Video Recordings

Keynote 1. Ross Gayler. Thinking about Vector Symbolic Architectures.

Abstract: Vector Symbolic Architectures are defined in terms of a very small set of operators acting on a vector space. The task of the VSA researcher is to discover the implications that follow from the definition in terms of the systems that can be implemented with VSAs. The VSA definitions are the researcher’s raw materials, but they also need tools to transform those raw materials into useful hypotheses and system designs. One important tool for a researcher is a conceptual framework, which specifies how the researcher thinks about VSAs and relates them to the other things they know. It is the researcher’s mental model of how VSAs work. The primary requirement for a conceptual framework is that it is productive; it should make it easy for the researcher to generate interesting hypotheses and designs. These hypotheses and designs don’t have to be correct, just plausible. Beating them into shape is a different part of the research process. Most VSA research papers contain a statement of the VSA definition. Very few mention the researcher’s conceptual framework. In this talk I will sketch out my conceptual framework - how I think about Vector Symbolic Architectures - in the hope that it might be interesting and useful to other researchers.

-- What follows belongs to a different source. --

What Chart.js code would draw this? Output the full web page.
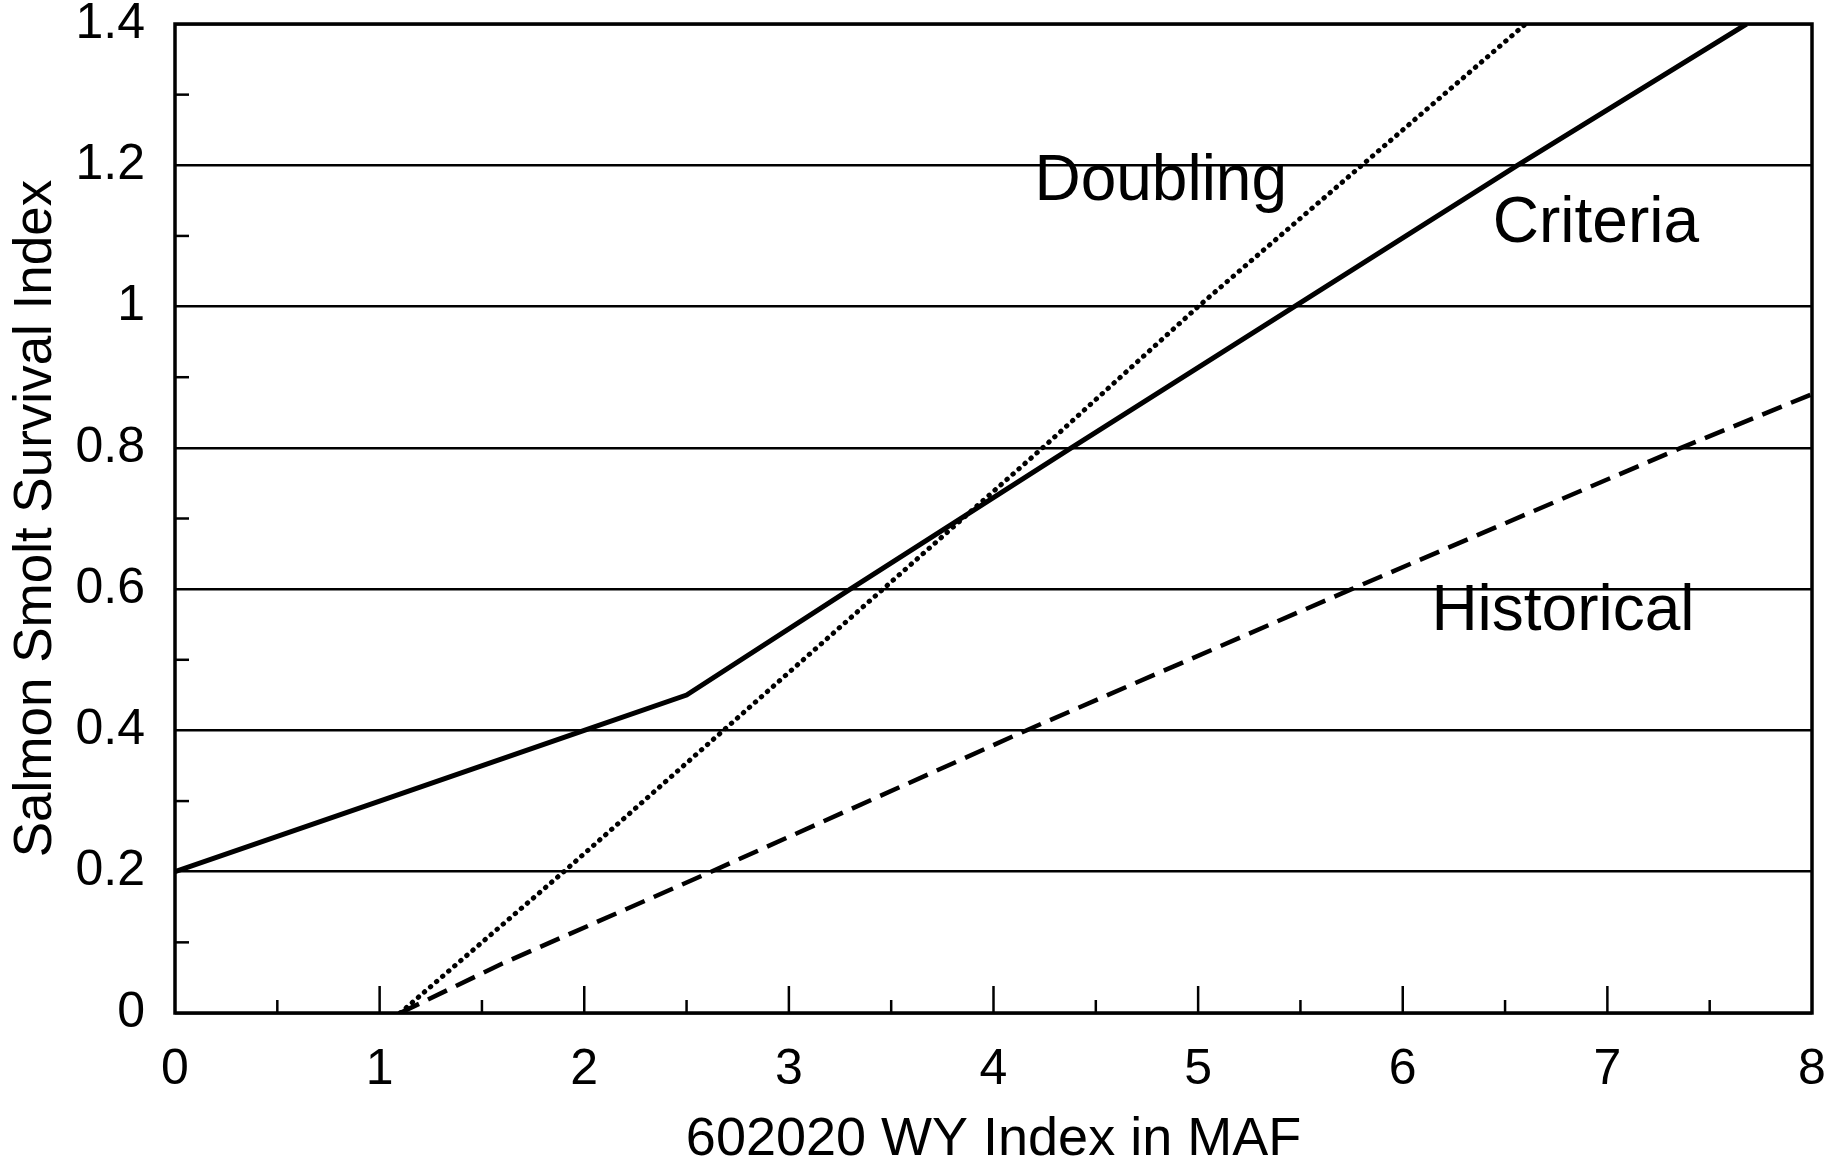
<!DOCTYPE html>
<html>
<head>
<meta charset="utf-8">
<title>Salmon Smolt Survival Index</title>
<script src="https://cdn.jsdelivr.net/npm/chart.js@4.4.1/dist/chart.umd.min.js"></script>
<style>
  html, body { margin: 0; padding: 0; background: #fff; }
  #wrap { width: 1845px; height: 1162px; position: relative; }
</style>
</head>
<body>
<div id="wrap"><canvas id="smoltChart"></canvas></div>
<script>
// valores (x = 602020 WY Index, y = survival index)
const criteriaX = [0, 1, 2, 2.5, 3.3, 4.38, 5.47, 6.56, 7.68];
const criteriaY = [0.2, 0.3, 0.4, 0.45, 0.6, 0.8, 1.0, 1.2, 1.4];

const doublingX = [1.1, 1.9, 2.68, 3.46, 4.24, 5.0, 5.8, 6.6];
const doublingY = [0, 0.2, 0.4, 0.6, 0.8, 1.0, 1.2, 1.4];

const historicalX = [1.1, 1.6, 2.62, 4.16, 5.75, 7.36, 8];
const historicalY = [0, 0.07, 0.2, 0.4, 0.6, 0.8, 0.876];

// ticks com rótulo
const xTicks = [0, 1, 2, 3, 4, 5, 6, 7, 8];
const yTicks = [0, 0.2, 0.4, 0.6, 0.8, 1, 1.2, 1.4];

// nomes escritos dentro do gráfico
const seriesNames = ['Criteria', 'Doubling', 'Historical'];

document.addEventListener("DOMContentLoaded", () => {

    const toPoints = (xs, ys) => xs.map((x, i) => ({ x: x, y: ys[i] }));
    const isLabeledY = v => yTicks.some(t => Math.abs(t - v) < 1e-6);

    // onde cada nome fica (em unidades dos eixos)
    const nameSpots = {
        Doubling:   { x: 4.2,  y: 1.151 },
        Criteria:   { x: 6.44, y: 1.091 },
        Historical: { x: 6.14, y: 0.542 }
    };

    // moldura, marcas dos eixos e nomes das curvas
    const frameAndNames = {
        id: 'frameAndNames',
        afterDatasetsDraw(chart) {
            const { ctx, chartArea: a, scales: { x, y } } = chart;
            ctx.save();
            ctx.strokeStyle = '#000';
            ctx.lineWidth = 2.5;

            // marcas no eixo x (inteiros maiores, meios menores)
            for (let v = 0.5; v < 8; v += 0.5) {
                const px = x.getPixelForValue(v);
                const len = Number.isInteger(v) ? 27 : 13;
                ctx.beginPath();
                ctx.moveTo(px, a.bottom);
                ctx.lineTo(px, a.bottom - len);
                ctx.stroke();
            }
            // marcas menores no eixo y
            for (let i = 1; i < 14; i += 2) {
                const py = y.getPixelForValue(i / 10);
                ctx.beginPath();
                ctx.moveTo(a.left, py);
                ctx.lineTo(a.left + 14, py);
                ctx.stroke();
            }

            ctx.lineWidth = 3.5;
            ctx.strokeRect(a.left, a.top, a.right - a.left, a.bottom - a.top);

            ctx.fillStyle = '#000';
            ctx.font = '64px "Liberation Sans", Arial, sans-serif';
            ctx.textAlign = 'left';
            ctx.textBaseline = 'alphabetic';
            seriesNames.forEach(name => {
                const spot = nameSpots[name];
                ctx.fillText(name, x.getPixelForValue(spot.x), y.getPixelForValue(spot.y));
            });
            ctx.restore();
        }
    };

    Chart.defaults.font.family = '"Liberation Sans", Arial, sans-serif';
    Chart.defaults.color = '#000';

    const ctx = document.getElementById('smoltChart').getContext('2d');

    new Chart(ctx, {
        type: 'line',
        data: {
            datasets: [
                {
                    label: seriesNames[0],
                    data: toPoints(criteriaX, criteriaY),
                    borderColor: '#000',
                    borderWidth: 5,
                    pointRadius: 0,
                    tension: 0
                },
                {
                    label: seriesNames[1],
                    data: toPoints(doublingX, doublingY),
                    borderColor: '#000',
                    borderWidth: 5,
                    borderDash: [0.5, 7.5],
                    borderCapStyle: 'round',
                    pointRadius: 0,
                    tension: 0
                },
                {
                    label: seriesNames[2],
                    data: toPoints(historicalX, historicalY),
                    borderColor: '#000',
                    borderWidth: 4.5,
                    borderDash: [21, 10],
                    pointRadius: 0,
                    tension: 0
                }
            ]
        },
        options: {
            responsive: true,
            maintainAspectRatio: false,
            animation: false,
            layout: {
                padding: { left: 0, top: 24, right: 33, bottom: 0 }
            },
            plugins: {
                legend: { display: false },
                tooltip: { enabled: false }
            },
            scales: {
                x: {
                    type: 'linear',
                    min: 0,
                    max: 8,
                    afterBuildTicks: scale => {
                        scale.ticks = xTicks.map(v => ({ value: v }));
                    },
                    ticks: {
                        padding: 19,
                        maxRotation: 0,
                        font: { size: 50 },
                        callback: v => String(v)
                    },
                    grid: { display: false },
                    border: { display: false },
                    title: {
                        display: true,
                        text: '602020 WY Index in MAF',
                        font: { size: 54, lineHeight: 0.8 },
                        padding: 0
                    },
                    afterFit: scale => {
                        scale.height = 149;
                    }
                },
                y: {
                    min: 0,
                    max: 1.4,
                    ticks: {
                        stepSize: 0.1,
                        padding: 30,
                        font: { size: 50 },
                        callback: v => isLabeledY(v) ? String(Number(v.toFixed(1))) : ''
                    },
                    grid: {
                        drawTicks: false,
                        lineWidth: 2.5,
                        color: c => (c.tick && isLabeledY(c.tick.value)) ? '#000' : 'rgba(0,0,0,0)'
                    },
                    border: { display: false },
                    title: {
                        display: true,
                        text: 'Salmon Smolt Survival Index',
                        font: { size: 53, lineHeight: 1.2 },
                        padding: { top: 5, bottom: 0 }
                    },
                    afterFit: scale => {
                        scale.width = 175;
                        scale.paddingTop = 0;
                        scale.paddingBottom = 0;
                    }
                }
            }
        },
        plugins: [frameAndNames]
    });
});
</script>
</body>
</html>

Keynote 2. Dmitri Rachkovskij. Hierarchies and Hypervectors

Agenda

1. Part-whole and generalization-specialization hierarchies.

2. Hypervectors. Superposition and binding operations.

3. Architecture of Associative-Projective Neural Networks.

4. Analogical reasoning with hypervectors: retrieval, mapping, inference.

5. Hypervectors for spatial data and Visual Place Recognition.

6. Some topics for future research.

Keynote 3. Tony Plate. What can transformers and VSA learn from each other?

Abstract: 

Systematicity and compositionality in transformer networks. Various transformer neural network architectures have demonstrated remarkable linguistic and even reasoning abilities.  This has been done without explicit support for variable binding.  In this talk I survey some of the work that demonstrates reasoning abilities, looking how robust and extensive those capabilities really are.  I hope to generate discussion on what kinds of tasks can be useful for probing reasoning abilities, and on whether (or not) transformer networks might be made more powerful and transparent by incorporating binding techniques from hyperdimensional computing. 

Keynote 4. Jeff Orchard. Spikes for Cognition: Hyperdimensional Computing with Spiking Phasors 

Abstract: Hyperdimensional (HD) computing offers a powerful framework for representing compositional reasoning. Such algorithms lend themselves to neural-network implementations, allowing us to create neural networks that can perform cognitive functions like spatial reasoning, arithmetic, and symbolic logic. But the vectors involved can be quite large. Advances in neuromorphic hardware hold the promise of reducing the running time and energy footprint of neural networks by orders of magnitude. In this talk, I will outline a spiking implementation of Fourier Holographic Reduced Representation (FHRR), one of the most versatile VSAs. The phase of each complex number of an FHRR vector is encoded as a spike time within a cycle. Neuron models derived from these spiking phasors can perform the requisite vector operations to implement an FHRR. We demonstrate the power and versatility of our networks in several foundational problem domains, including spatial memory, function representation, and memory (i.e. signal delay), all on a substrate of spiking neurons. 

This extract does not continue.